SBI Card Q4 Results: Profit Rises 11% On Higher Income
The company's standalone net profit rose 11% year-on-year to Rs 662.37 crore for the quarter-ended March.
SBI Cards and Payment Services Ltd.'s fourth-quarter profit rose, surpassing analysts' estimates.
The company's standalone net profit increased 11% year-on-year to Rs 662.37 crore for the quarter-ended March, according to an exchange filing on Friday. Analysts polled by Bloomberg estimated a net profit of Rs 577.71 crore.
SBI Card Q4 FY24 Results (YoY)
Total income up 14.2% at Rs 4,474.57 crore. (YoY)
Net profit up 11% at Rs 662.37 crore (Bloomberg estimate: Rs 577.7 crore).
GNPA up 12 bps at 2.76% (QoQ).
NNPA up 2 bps at 0.99% (QoQ).
The company's total revenue rose 14% year-on-year to Rs 4,475 crore.

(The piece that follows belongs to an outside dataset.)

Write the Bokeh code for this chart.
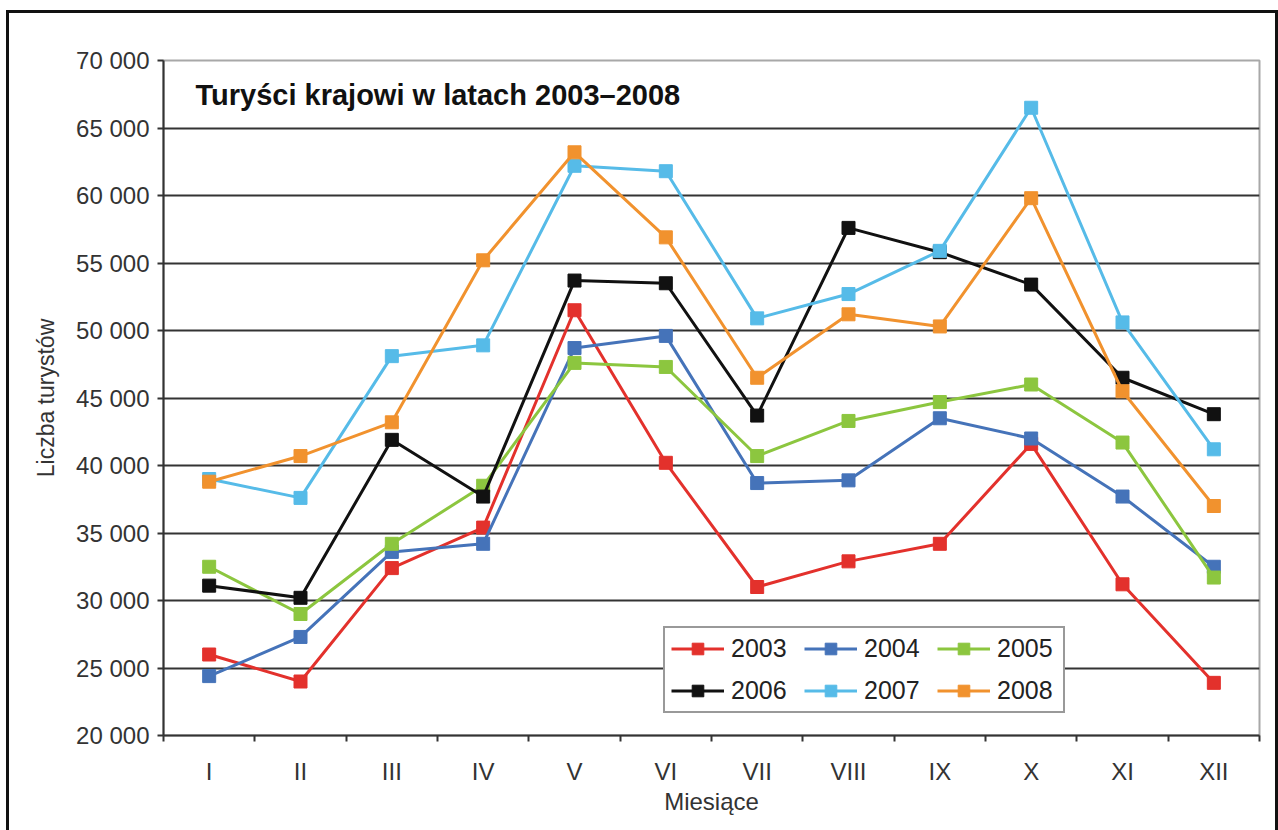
from bokeh.plotting import figure
from bokeh.models import Range1d, FixedTicker, Legend, LegendItem, Label
from bokeh.embed import file_html
from bokeh.resources import INLINE

months = ["I", "II", "III", "IV", "V", "VI", "VII", "VIII", "IX", "X", "XI", "XII"]
years = ["2003", "2004", "2005", "2006", "2007", "2008"]

v2003 = [26000, 24000, 32400, 35400, 51500, 40200, 31000, 32900, 34200, 41600, 31200, 23900]
v2004 = [24400, 27300, 33600, 34200, 48700, 49600, 38700, 38900, 43500, 42000, 37700, 32500]
v2005 = [32500, 29000, 34200, 38500, 47600, 47300, 40700, 43300, 44700, 46000, 41700, 31700]
v2006 = [31100, 30200, 41900, 37700, 53700, 53500, 43700, 57600, 55800, 53400, 46500, 43800]
v2007 = [39000, 37600, 48100, 48900, 62200, 61800, 50900, 52700, 55900, 66500, 50600, 41200]
v2008 = [38800, 40700, 43200, 55200, 63200, 56900, 46500, 51200, 50300, 59800, 45500, 37000]

series = [v2003, v2004, v2005, v2006, v2007, v2008]
colors = ["#e3312c", "#4573b9", "#8cc63f", "#111111", "#56bbe8", "#f1922e"]

y_ticks = [20000, 25000, 30000, 35000, 40000, 45000, 50000, 55000, 60000, 65000, 70000]
y_tick_labels = ["20 000", "25 000", "30 000", "35 000", "40 000", "45 000",
                 "50 000", "55 000", "60 000", "65 000", "70 000"]

title_text = "Turyści krajowi w latach 2003–2008"
x_title = "Miesiące"
y_title = "Liczba turystów"

FONT = "Liberation Sans"
TXT = "#333333"

x_pos = [i + 0.5 for i in range(len(months))]

p = figure(frame_width=1096, frame_height=675,
           min_border_left=154, min_border_right=16, min_border_top=47, min_border_bottom=95,
           x_range=Range1d(0, len(months)), y_range=Range1d(y_ticks[0], y_ticks[-1]),
           output_backend="svg", toolbar_location=None)

p.styles = {"margin-left": "6px", "margin-top": "10px",
            "border-top": "3px solid #111", "border-left": "3px solid #111",
            "border-right": "3px solid #111"}

p.background_fill_color = "white"
p.border_fill_color = "white"
p.outline_line_color = "#a8a8a8"
p.outline_line_width = 2

# grid
p.xgrid.grid_line_color = None
p.ygrid.ticker = FixedTicker(ticks=y_ticks)
p.ygrid.grid_line_color = "#333333"
p.ygrid.grid_line_width = 2

# y axis
yax = p.yaxis[0]
yax.ticker = FixedTicker(ticks=y_ticks)
yax.major_label_overrides = {t: l for t, l in zip(y_ticks, y_tick_labels)}
yax.axis_line_color = "#333333"
yax.axis_line_width = 2
yax.major_tick_line_color = "#333333"
yax.major_tick_line_width = 2
yax.major_tick_in = 0
yax.major_tick_out = 6
yax.minor_tick_line_color = None
yax.major_label_text_font = FONT
yax.major_label_text_font_size = "24px"
yax.major_label_text_color = TXT
yax.major_label_standoff = 8
yax.axis_label = y_title
yax.axis_label_text_font = FONT
yax.axis_label_text_font_size = "23px"
yax.axis_label_text_font_style = "normal"
yax.axis_label_text_color = TXT
yax.axis_label_standoff = 14

# x axis
xax = p.xaxis[0]
xax.ticker = FixedTicker(ticks=x_pos, minor_ticks=list(range(len(months) + 1)))
xax.major_label_overrides = {x: m for x, m in zip(x_pos, months)}
xax.axis_line_color = "#333333"
xax.axis_line_width = 2
xax.major_tick_line_color = None
xax.minor_tick_line_color = "#333333"
xax.minor_tick_line_width = 2
xax.minor_tick_in = 0
xax.minor_tick_out = 6
xax.major_label_text_font = FONT
xax.major_label_text_font_size = "24px"
xax.major_label_text_color = TXT
xax.major_label_standoff = 16
xax.axis_label = x_title
xax.axis_label_text_font = FONT
xax.axis_label_text_font_size = "24px"
xax.axis_label_text_font_style = "normal"
xax.axis_label_text_color = TXT
xax.axis_label_standoff = 0

items = []
for name, vals, c in zip(years, series, colors):
    lr = p.line(x_pos, vals, line_color=c, line_width=3)
    sr = p.scatter(x_pos, vals, marker="square", size=13, fill_color=c, line_color=c)
    items.append(LegendItem(label=name, renderers=[lr, sr]))

legend = Legend(items=items, location=(500, 22), orientation="horizontal", ncols=3,
                label_text_font=FONT, label_text_font_size="25px", label_text_color="#222222",
                glyph_width=53, glyph_height=29, label_height=29, label_width=60,
                label_standoff=7, spacing=13, padding=6, margin=0,
                border_line_color="#333333", border_line_width=2,
                background_fill_color="white", background_fill_alpha=1)
p.add_layout(legend)

p.add_layout(Label(x=0.35, y=67480, text=title_text, text_font=FONT, text_font_size="29px",
                   text_font_style="bold", text_color="#111111", text_baseline="middle"))

open("out.html", "w").write(file_html(p, INLINE))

Its expenses surged 15% year-on-year to Rs 3,586.41 crore. Of these, finance costs rose the most by 42.6% year-on-year to Rs 723.8 crore. However, employee costs fell to Rs 132 crore, as compared with Rs 152 crore over the same period last year.
For the quarter-ended March, the capital adequacy ratio stood at 20.5%, of which tier-1 was at 16.5%.
Asset quality for the non-bank financier worsened with gross non-performing asset ratio at 2.76% of gross advances, up 12 basis points quarter-on-quarter. Net NPA, too, was at 0.99% in Q4, up 2 bps quarter-on-quarter.
The company's cards in force grew 13% year-on-year to 1.89 crore. The spends also rose 11% year-on-year to Rs 9,653 crore, while receivables grew 25% to Rs 50,846 crore.
Abhijit Chakravorty, managing director and chief executive officer of SBI Card, said in a post-results analyst call that the new card acquisition was at 4.4 million during FY24.
"...we continue to be second-largest card issuer in country... Our CIF market share (was) at 18.6% during FY24." He added that the strong growth in spends have helped in growth of receivables.
SBI Card's market share for FY24 cards-in-force stood at 18.6% and in spends, it stood at 17.8%.
The lender's cost-to-income ratio for the quarter stood at 51.1%, down 881 basis points sequentially. Chakravorty said that it has improved due to lower corporate spend, among other reasons. He also guided for the ratio to be in the range of 58-60% for FY25.
According to the Q4 FY24 investor presentation, the retail spends stood at Rs 69,189 crore, up 25% year-on-year. Corporate spends declined both sequentially and yearly, with a 35% fall to Rs 10,464 crore year-on-year.
The company's gross credit cost for Q4 stood at 7.6%, up 7 bps quarter-on-quarter. "We expect credit costs to remain elevated in the future... The average credit costs for FY25 (are expected) to prevail at about 7%," Chakravorty said.